** begin DATA **

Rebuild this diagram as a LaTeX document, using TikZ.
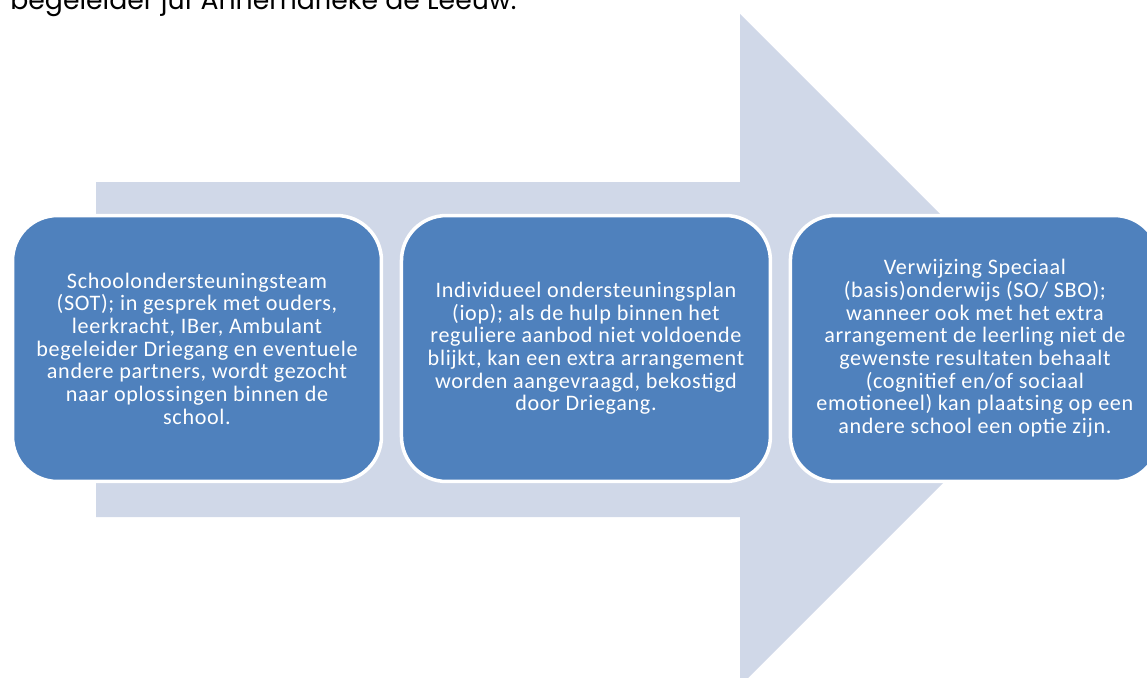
\documentclass[tikz,border=0pt]{standalone}
\usepackage{fontspec}
\setmainfont{Carlito}
\newfontfamily\gothicfont{Poppins}
\usetikzlibrary{positioning}
\definecolor{boxblue}{HTML}{4F81BD}
\definecolor{arrowgray}{HTML}{D0D8E8}

\begin{document}
\begin{tikzpicture}[x=0.02cm,y=-0.02cm,
	stap/.style={rectangle, rounded corners=0.9cm, fill=boxblue, draw=white, line width=2pt,
		minimum width=7.38cm, minimum height=5.32cm, inner sep=0pt, align=center,
		text=white, font=\addfontfeature{LetterSpace=3}\fontsize{12.6}{12.9}\selectfont}]
		\useasboundingbox (0,0) rectangle (1147,677);
		\clip (0,0) rectangle (1147,677);
		
		% heading, cut off at the top
		\node[anchor=base west, inner sep=0pt, font=\gothicfont\fontsize{15.2}{17}\selectfont] (kop) at (10,9) {begeleider juf Annemarieke de Leeuw.};
		
		% big arrow behind the steps
		\fill[arrowgray] (96,182) -- (740,182) -- (740,14) -- (1076,350) -- (740,686) -- (740,517) -- (96,517) -- cycle;
		
		% steps
		\node[stap] (sot) at (197,348.5) {Schoolondersteuningsteam\\(SOT); in gesprek met ouders,\\leerkracht, IBer, Ambulant\\begeleider Driegang en eventuele\\andere partners, wordt gezocht\\naar oplossingen binnen de\\school.};
		\node[stap, right=0.33cm of sot] (iop) {Individueel ondersteuningsplan\\(iop); als de hulp binnen het\\reguliere aanbod niet voldoende\\blijkt, kan een extra arrangement\\worden aangevraagd, bekostigd\\door Driegang.};
		\node[stap, right=0.33cm of iop] (verwijzing) {Verwijzing Speciaal\\(basis)onderwijs (SO/ SBO);\\wanneer ook met het extra\\arrangement de leerling niet de\\gewenste resultaten behaalt\\(cognitief en/of sociaal\\emotioneel) kan plaatsing op een\\andere school een optie zijn.};
\end{tikzpicture}
\end{document}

** end DATA **

■ WRITTEN REQUEST ■
Restate the entire listing word for word, excluding pictures.

■ SOLUTION TO THIS PROBLEM ■
Rebuild this diagram as a LaTeX document, using TikZ.
\documentclass[tikz,border=0pt]{standalone}
\usepackage{fontspec}
\setmainfont{Carlito}
\newfontfamily\gothicfont{Poppins}
\usetikzlibrary{positioning}
\definecolor{boxblue}{HTML}{4F81BD}
\definecolor{arrowgray}{HTML}{D0D8E8}

\begin{document}
\begin{tikzpicture}[x=0.02cm,y=-0.02cm,
	stap/.style={rectangle, rounded corners=0.9cm, fill=boxblue, draw=white, line width=2pt,
		minimum width=7.38cm, minimum height=5.32cm, inner sep=0pt, align=center,
		text=white, font=\addfontfeature{LetterSpace=3}\fontsize{12.6}{12.9}\selectfont}]
		\useasboundingbox (0,0) rectangle (1147,677);
		\clip (0,0) rectangle (1147,677);
		
		% heading, cut off at the top
		\node[anchor=base west, inner sep=0pt, font=\gothicfont\fontsize{15.2}{17}\selectfont] (kop) at (10,9) {begeleider juf Annemarieke de Leeuw.};
		
		% big arrow behind the steps
		\fill[arrowgray] (96,182) -- (740,182) -- (740,14) -- (1076,350) -- (740,686) -- (740,517) -- (96,517) -- cycle;
		
		% steps
		\node[stap] (sot) at (197,348.5) {Schoolondersteuningsteam\\(SOT); in gesprek met ouders,\\leerkracht, IBer, Ambulant\\begeleider Driegang en eventuele\\andere partners, wordt gezocht\\naar oplossingen binnen de\\school.};
		\node[stap, right=0.33cm of sot] (iop) {Individueel ondersteuningsplan\\(iop); als de hulp binnen het\\reguliere aanbod niet voldoende\\blijkt, kan een extra arrangement\\worden aangevraagd, bekostigd\\door Driegang.};
		\node[stap, right=0.33cm of iop] (verwijzing) {Verwijzing Speciaal\\(basis)onderwijs (SO/ SBO);\\wanneer ook met het extra\\arrangement de leerling niet de\\gewenste resultaten behaalt\\(cognitief en/of sociaal\\emotioneel) kan plaatsing op een\\andere school een optie zijn.};
\end{tikzpicture}
\end{document}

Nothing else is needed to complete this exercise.